The Call of the West
On a trip to California for Biograph, Charlie liked it and decided he wanted to stay, so he migrated to Keystone, bringing Skelley with him. The character was renamed Hogan and continued to get into trouble in shorts like Hogan Out West and Hogan’s Wild Oat (both 1915). As Murray became better known the Hogan name was dropped, but whether it was as Riley, McFadden, or Cassidy, he essentially played this wily Irishman for the rest of his career. With support from Louise Fazenda, Slim Summerville, and Polly Moran, Charlie starred in shorts like The Feathered Nest (1916), A Bedroom Blunder (1917), and Hard Knocks and Love Taps (1921). He also starred in the Mack Sennett-produced features Love, Honor and Behave (1920) and A Small Town Idol (1921), maintaining his status as one of Sennett’s top stars until 1922. Behind the scenes, Murray was a paternal figure on the Sennett lot.
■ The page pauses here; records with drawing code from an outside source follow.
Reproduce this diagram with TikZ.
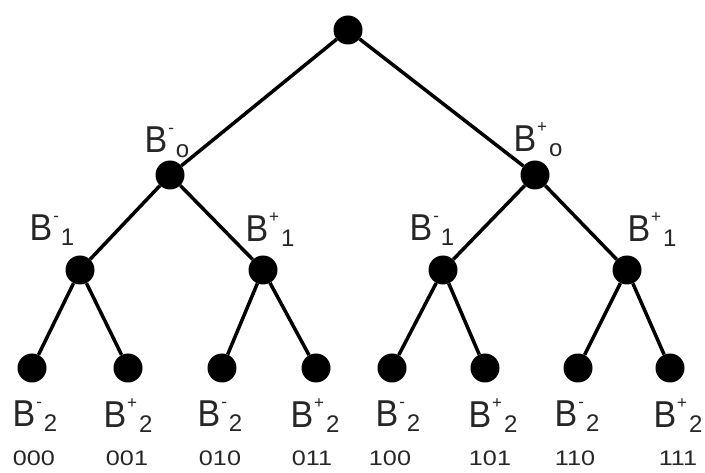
\documentclass[tikz,border=0pt]{standalone}
\usepackage{fontspec}
\setmainfont{Liberation Sans}
\newcommand{\blab}[2]{\scalebox{1}[1.1]{\fontsize{34}{34}\selectfont B}\hspace{1pt}\raisebox{19pt}{\fontsize{17}{17}\selectfont #1}\hspace{2pt}\raisebox{-5pt}{\fontsize{24}{24}\selectfont #2}}
\newcommand{\bits}[1]{\scalebox{1.2}[1]{\fontsize{21}{21}\selectfont #1}}
\begin{document}
\begin{tikzpicture}[x=1pt,y=-1pt,
  dot/.style={circle,fill=black,inner sep=0pt,minimum size=29pt},
  edge/.style={line width=3.5pt},
  lab/.style={inner sep=0pt,anchor=center,text=black!85}]
\useasboundingbox (0,0) rectangle (705,473);
% nodes
\node[dot] (r) at (348,30) {};
\node[dot] (L) at (170,175) {};
\node[dot] (R) at (535,175) {};
\node[dot] (LL) at (80,270) {};
\node[dot] (LR) at (263,270) {};
\node[dot] (RL) at (443,270) {};
\node[dot] (RR) at (627,270) {};
\node[dot] (a) at (32,368) {};
\node[dot] (b) at (128,368) {};
\node[dot] (c) at (222,368) {};
\node[dot] (d) at (316,368) {};
\node[dot] (e) at (392,368) {};
\node[dot] (f) at (485,368) {};
\node[dot] (g) at (578,368) {};
\node[dot] (h) at (670,368) {};
% edges
\draw[edge] (r) -- (L);
\draw[edge] (r) -- (R);
\draw[edge] (L) -- (LL);
\draw[edge] (L) -- (LR);
\draw[edge] (R) -- (RL);
\draw[edge] (R) -- (RR);
\draw[edge] (LL) -- (a);
\draw[edge] (LL) -- (b);
\draw[edge] (LR) -- (c);
\draw[edge] (LR) -- (d);
\draw[edge] (RL) -- (e);
\draw[edge] (RL) -- (f);
\draw[edge] (RR) -- (g);
\draw[edge] (RR) -- (h);
% inner labels
\node[lab] (lL) at (167,142) {\blab{-}{o}};
\node[lab] (lR) at (538,140) {\blab{+}{o}};
\node[lab] (lLL) at (52,230) {\blab{-}{1}};
\node[lab] (lLR) at (270,230) {\blab{+}{1}};
\node[lab] (lRL) at (432,230) {\blab{-}{1}};
\node[lab] (lRR) at (652,230) {\blab{+}{1}};
% leaf labels
\node[lab] (la) at (35,416) {\blab{-}{2}};
\node[lab] (lb) at (128,416) {\blab{+}{2}};
\node[lab] (lc) at (220,416) {\blab{-}{2}};
\node[lab] (ld) at (315,416) {\blab{+}{2}};
\node[lab] (le) at (398,416) {\blab{-}{2}};
\node[lab] (lf) at (493,416) {\blab{+}{2}};
\node[lab] (lg) at (577,416) {\blab{-}{2}};
\node[lab] (lh) at (678,416) {\blab{+}{2}};
% bit labels
\node[lab] (ba) at (34,458) {\bits{000}};
\node[lab] (bb) at (127,458) {\bits{001}};
\node[lab] (bc) at (220,458) {\bits{010}};
\node[lab] (bd) at (312,458) {\bits{011}};
\node[lab] (be) at (390,458) {\bits{100}};
\node[lab] (bf) at (490,458) {\bits{101}};
\node[lab] (bg) at (575,458) {\bits{110}};
\node[lab] (bh) at (678,458) {\bits{111}};
\end{tikzpicture}
\end{document}
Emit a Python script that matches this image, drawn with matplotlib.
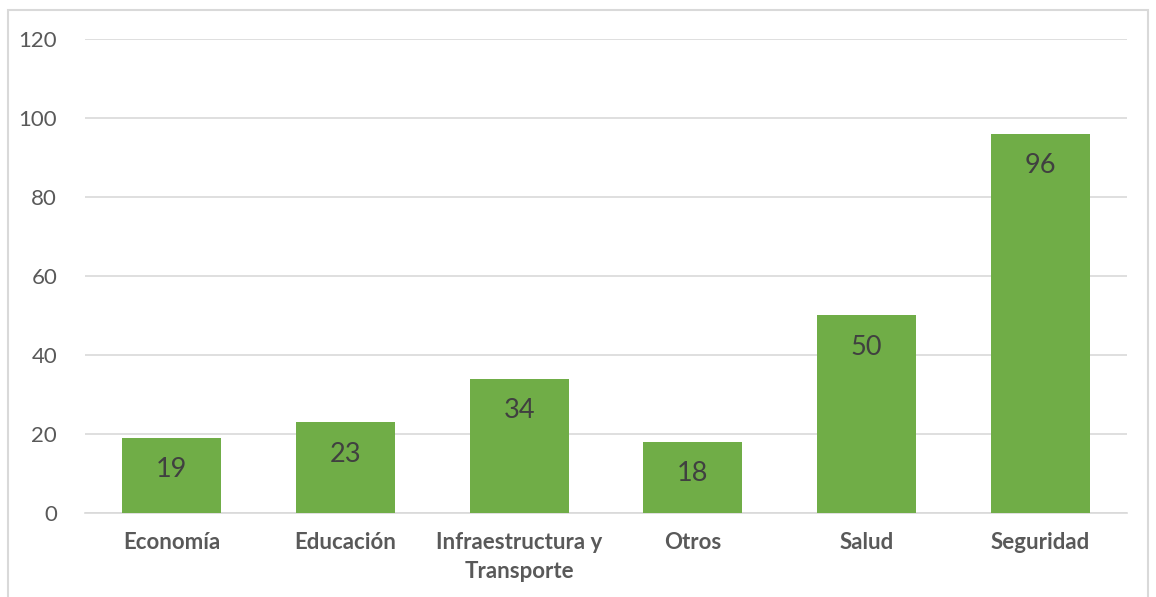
"""
Bar chart — categorías (estilo Excel)
"""
import matplotlib.pyplot as plt
from matplotlib.patches import Rectangle
import matplotlib

matplotlib.rcParams['font.family'] = ['Lato', 'DejaVu Sans']

categories = ['Economía', 'Educación', 'Infraestructura y\nTransporte', 'Otros', 'Salud', 'Seguridad']
values = [19, 23, 34, 18, 50, 96]
y_ticks = [0, 20, 40, 60, 80, 100, 120]

bar_color = '#70AD47'
text_color = '#595959'
grid_color = '#D9D9D9'

fig = plt.figure(figsize=(11.56, 5.97), dpi=100)
ax = fig.add_axes([0.0735, 0.1407, 0.9015, 0.794])

x = range(len(categories))
bars = ax.bar(x, values, width=0.57, color=bar_color, zorder=3)

ax.set_xlim(-0.5, len(categories) - 0.5)
ax.set_ylim(0, 120)
ax.set_yticks(y_ticks)
ax.set_yticklabels([str(t) for t in y_ticks], fontsize=16, color=text_color)
ax.set_xticks(list(x))
ax.set_xticklabels(categories, fontsize=16, fontweight='bold', color=text_color,
                   linespacing=1.45)
ax.tick_params(axis='both', length=0)
ax.tick_params(axis='y', pad=20)
ax.tick_params(axis='x', pad=14)

ax.grid(axis='y', color=grid_color, linewidth=1.2, zorder=0)
for s in ['top', 'right', 'left']:
    ax.spines[s].set_visible(False)
ax.spines['bottom'].set_color(grid_color)
ax.spines['bottom'].set_linewidth(1.2)

# etiquetas de valor dentro de las barras
for xi, v in zip(x, values):
    ax.annotate(str(v), (xi, v), xytext=(0, -23), textcoords='offset points',
                ha='center', va='center', fontsize=19.5, color='#404040', zorder=4)

# borde del área del gráfico
border = Rectangle((8 / 1156, -0.05), (1148 - 8) / 1156, 1.05 - 10 / 597,
                   transform=fig.transFigure, fill=False,
                   edgecolor=grid_color, linewidth=1.5, clip_on=False)
fig.patches.append(border)

plt.savefig('out.png', dpi=100, facecolor='white')
plt.close()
In interviews from the 1910s, he talked with pride about helping to teach the new, younger players how to perform for the camera and, when Keystone character actor Gene Rogers died penniless in 1919, Murray spearheaded a collection to give him a proper burial.
Irishman for Hire
In 1922 Murray accepted an offer from Long Island-based producer C.C. Burr and moved back to New York for a series of thirteen All-Star Comedy two-reelers built around his well-known and, by this time, well-seasoned, screen persona. Directed by Gregory La Cava, later of My Man Godfrey (1936) fame, Murray was supported by Raymond McKee, Mary Anderson, and a very young Clara Bow. In the recently found and restored The Pill Pounder (1923), Charlie dominates with his usual performance savvy, while Clara seems to be watching and absorbing his screen know-how. With the completion of the All-Star series he immediately returned to Hollywood for more Sennett shorts and a busy schedule of supporting roles in big-budget features that included turns with Colleen Moore in both Painted People (1924) and Irene (1926); with Charles Ray in Percy (1925); Sally O’Neil and William Haines in Mike (1926); plus, he played the titular Wizard in The Wizard of Oz (1925).
The Main Attraction
What changed Charlie from a busy supporting actor to a feature film star was 1926’s The Cohens and Kellys. A thinly veiled rip-off of Anne Nichols’s hit play Abie’s Irish Rose, Murray was teamed with the short and stout George Sidney as battling heads of Irish and Jewish families whose oldest son and daughter fall in love. Fueled by Murray and Sidney’s combative chemistry, the film was a hit and the team continued their feuding in four additional features at First National Pictures, from 1926’s Sweet Daddies through 1928’s Flying Romeos. At the same time Charlie starred on his own in pictures like McFadden’s Flats (1927), The Gorilla (1927), Vamping Venus (1928), and The Head Man (1928). With the arrival of sound Charlie returned to work with George Sidney in shorts and six additional Cohens and Kellys features. His last appearance was in the Eddie Cline-directed Breaking the Ice (1938).
Charlie Murray starred in The Pill Pounder and The Gorilla, both recently restored and returned to the big screen after nearly a hundred-year absence.